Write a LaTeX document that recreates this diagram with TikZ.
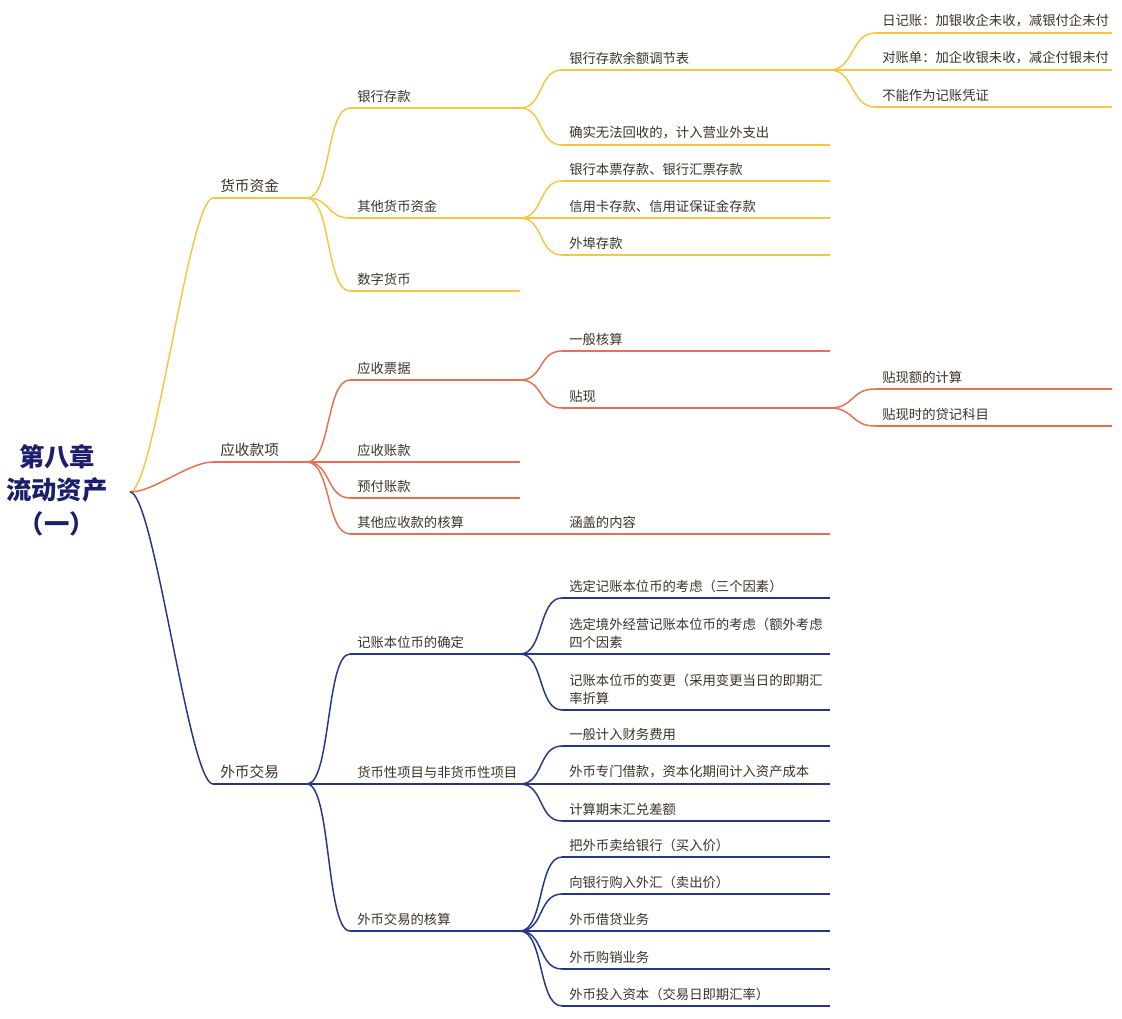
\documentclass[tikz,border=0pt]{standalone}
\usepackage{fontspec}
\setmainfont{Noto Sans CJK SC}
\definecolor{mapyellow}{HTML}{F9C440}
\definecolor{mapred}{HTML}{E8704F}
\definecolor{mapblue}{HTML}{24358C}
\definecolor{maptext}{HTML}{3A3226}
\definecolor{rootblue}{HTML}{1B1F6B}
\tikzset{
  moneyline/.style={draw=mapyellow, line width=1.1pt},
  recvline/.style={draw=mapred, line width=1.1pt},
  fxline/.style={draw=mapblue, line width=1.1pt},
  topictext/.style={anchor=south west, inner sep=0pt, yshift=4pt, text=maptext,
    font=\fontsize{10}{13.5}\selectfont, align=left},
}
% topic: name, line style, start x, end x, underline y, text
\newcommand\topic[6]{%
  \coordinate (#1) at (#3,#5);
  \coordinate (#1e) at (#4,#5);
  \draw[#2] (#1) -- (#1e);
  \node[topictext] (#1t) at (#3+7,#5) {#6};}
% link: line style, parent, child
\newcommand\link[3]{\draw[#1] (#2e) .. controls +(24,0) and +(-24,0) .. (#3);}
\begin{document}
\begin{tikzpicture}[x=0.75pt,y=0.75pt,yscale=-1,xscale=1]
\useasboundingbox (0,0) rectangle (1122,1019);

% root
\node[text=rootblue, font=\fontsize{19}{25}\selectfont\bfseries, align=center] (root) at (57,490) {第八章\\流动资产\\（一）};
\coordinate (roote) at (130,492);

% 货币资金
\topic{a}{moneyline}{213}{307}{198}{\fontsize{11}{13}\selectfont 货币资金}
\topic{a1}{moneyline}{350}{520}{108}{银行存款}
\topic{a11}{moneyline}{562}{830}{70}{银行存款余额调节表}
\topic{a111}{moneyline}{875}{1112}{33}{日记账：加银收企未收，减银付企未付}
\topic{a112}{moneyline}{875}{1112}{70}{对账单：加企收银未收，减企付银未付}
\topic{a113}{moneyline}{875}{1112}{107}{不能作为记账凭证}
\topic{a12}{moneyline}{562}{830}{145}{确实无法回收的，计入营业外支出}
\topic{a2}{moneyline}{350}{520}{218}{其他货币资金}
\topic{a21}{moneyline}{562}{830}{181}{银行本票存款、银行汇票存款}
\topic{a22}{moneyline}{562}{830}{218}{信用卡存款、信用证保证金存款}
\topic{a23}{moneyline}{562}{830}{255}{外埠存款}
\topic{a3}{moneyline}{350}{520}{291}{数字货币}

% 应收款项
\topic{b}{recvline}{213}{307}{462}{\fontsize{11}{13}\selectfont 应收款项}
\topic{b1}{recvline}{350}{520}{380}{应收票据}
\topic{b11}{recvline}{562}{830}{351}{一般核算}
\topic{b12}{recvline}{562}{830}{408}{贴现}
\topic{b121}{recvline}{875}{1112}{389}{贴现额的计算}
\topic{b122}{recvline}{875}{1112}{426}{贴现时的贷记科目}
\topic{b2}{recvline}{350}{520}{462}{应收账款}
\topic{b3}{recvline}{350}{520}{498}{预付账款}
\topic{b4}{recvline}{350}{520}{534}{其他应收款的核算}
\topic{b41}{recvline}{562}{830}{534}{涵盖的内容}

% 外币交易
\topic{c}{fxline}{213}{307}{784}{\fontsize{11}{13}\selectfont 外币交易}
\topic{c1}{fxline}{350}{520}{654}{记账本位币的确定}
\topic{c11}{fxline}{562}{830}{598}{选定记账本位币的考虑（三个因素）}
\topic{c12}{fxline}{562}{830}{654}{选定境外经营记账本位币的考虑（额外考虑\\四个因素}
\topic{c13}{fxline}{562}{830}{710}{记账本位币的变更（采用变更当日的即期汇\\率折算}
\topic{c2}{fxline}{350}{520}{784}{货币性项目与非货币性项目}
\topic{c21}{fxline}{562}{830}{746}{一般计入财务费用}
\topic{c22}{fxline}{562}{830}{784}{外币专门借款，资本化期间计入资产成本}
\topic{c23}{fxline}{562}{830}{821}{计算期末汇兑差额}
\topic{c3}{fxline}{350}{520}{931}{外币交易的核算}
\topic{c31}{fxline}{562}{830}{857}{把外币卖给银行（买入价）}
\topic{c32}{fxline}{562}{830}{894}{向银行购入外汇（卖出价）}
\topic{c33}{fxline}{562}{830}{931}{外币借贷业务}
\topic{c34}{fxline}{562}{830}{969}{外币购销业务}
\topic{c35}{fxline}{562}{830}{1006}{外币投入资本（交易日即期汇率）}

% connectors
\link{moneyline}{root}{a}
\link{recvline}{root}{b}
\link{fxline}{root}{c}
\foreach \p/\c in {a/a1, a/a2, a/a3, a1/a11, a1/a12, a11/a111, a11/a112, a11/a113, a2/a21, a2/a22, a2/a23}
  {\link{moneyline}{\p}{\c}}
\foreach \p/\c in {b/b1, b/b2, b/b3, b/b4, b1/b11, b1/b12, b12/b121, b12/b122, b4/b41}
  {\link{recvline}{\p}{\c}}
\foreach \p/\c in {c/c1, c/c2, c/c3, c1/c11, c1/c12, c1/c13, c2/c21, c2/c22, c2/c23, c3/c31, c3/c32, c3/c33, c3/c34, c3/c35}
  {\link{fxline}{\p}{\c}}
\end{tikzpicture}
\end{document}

====

→ **EXERCISE BRIEF**
Begin at the first line of the material and copy each line exactly through the one containing "(roote) at (130,492);". Omit pictures.

→ **TASK RESULT**
Write a LaTeX document that recreates this diagram with TikZ.
\documentclass[tikz,border=0pt]{standalone}
\usepackage{fontspec}
\setmainfont{Noto Sans CJK SC}
\definecolor{mapyellow}{HTML}{F9C440}
\definecolor{mapred}{HTML}{E8704F}
\definecolor{mapblue}{HTML}{24358C}
\definecolor{maptext}{HTML}{3A3226}
\definecolor{rootblue}{HTML}{1B1F6B}
\tikzset{
  moneyline/.style={draw=mapyellow, line width=1.1pt},
  recvline/.style={draw=mapred, line width=1.1pt},
  fxline/.style={draw=mapblue, line width=1.1pt},
  topictext/.style={anchor=south west, inner sep=0pt, yshift=4pt, text=maptext,
    font=\fontsize{10}{13.5}\selectfont, align=left},
}
% topic: name, line style, start x, end x, underline y, text
\newcommand\topic[6]{%
  \coordinate (#1) at (#3,#5);
  \coordinate (#1e) at (#4,#5);
  \draw[#2] (#1) -- (#1e);
  \node[topictext] (#1t) at (#3+7,#5) {#6};}
% link: line style, parent, child
\newcommand\link[3]{\draw[#1] (#2e) .. controls +(24,0) and +(-24,0) .. (#3);}
\begin{document}
\begin{tikzpicture}[x=0.75pt,y=0.75pt,yscale=-1,xscale=1]
\useasboundingbox (0,0) rectangle (1122,1019);

% root
\node[text=rootblue, font=\fontsize{19}{25}\selectfont\bfseries, align=center] (root) at (57,490) {第八章\\流动资产\\（一）};
\coordinate (roote) at (130,492);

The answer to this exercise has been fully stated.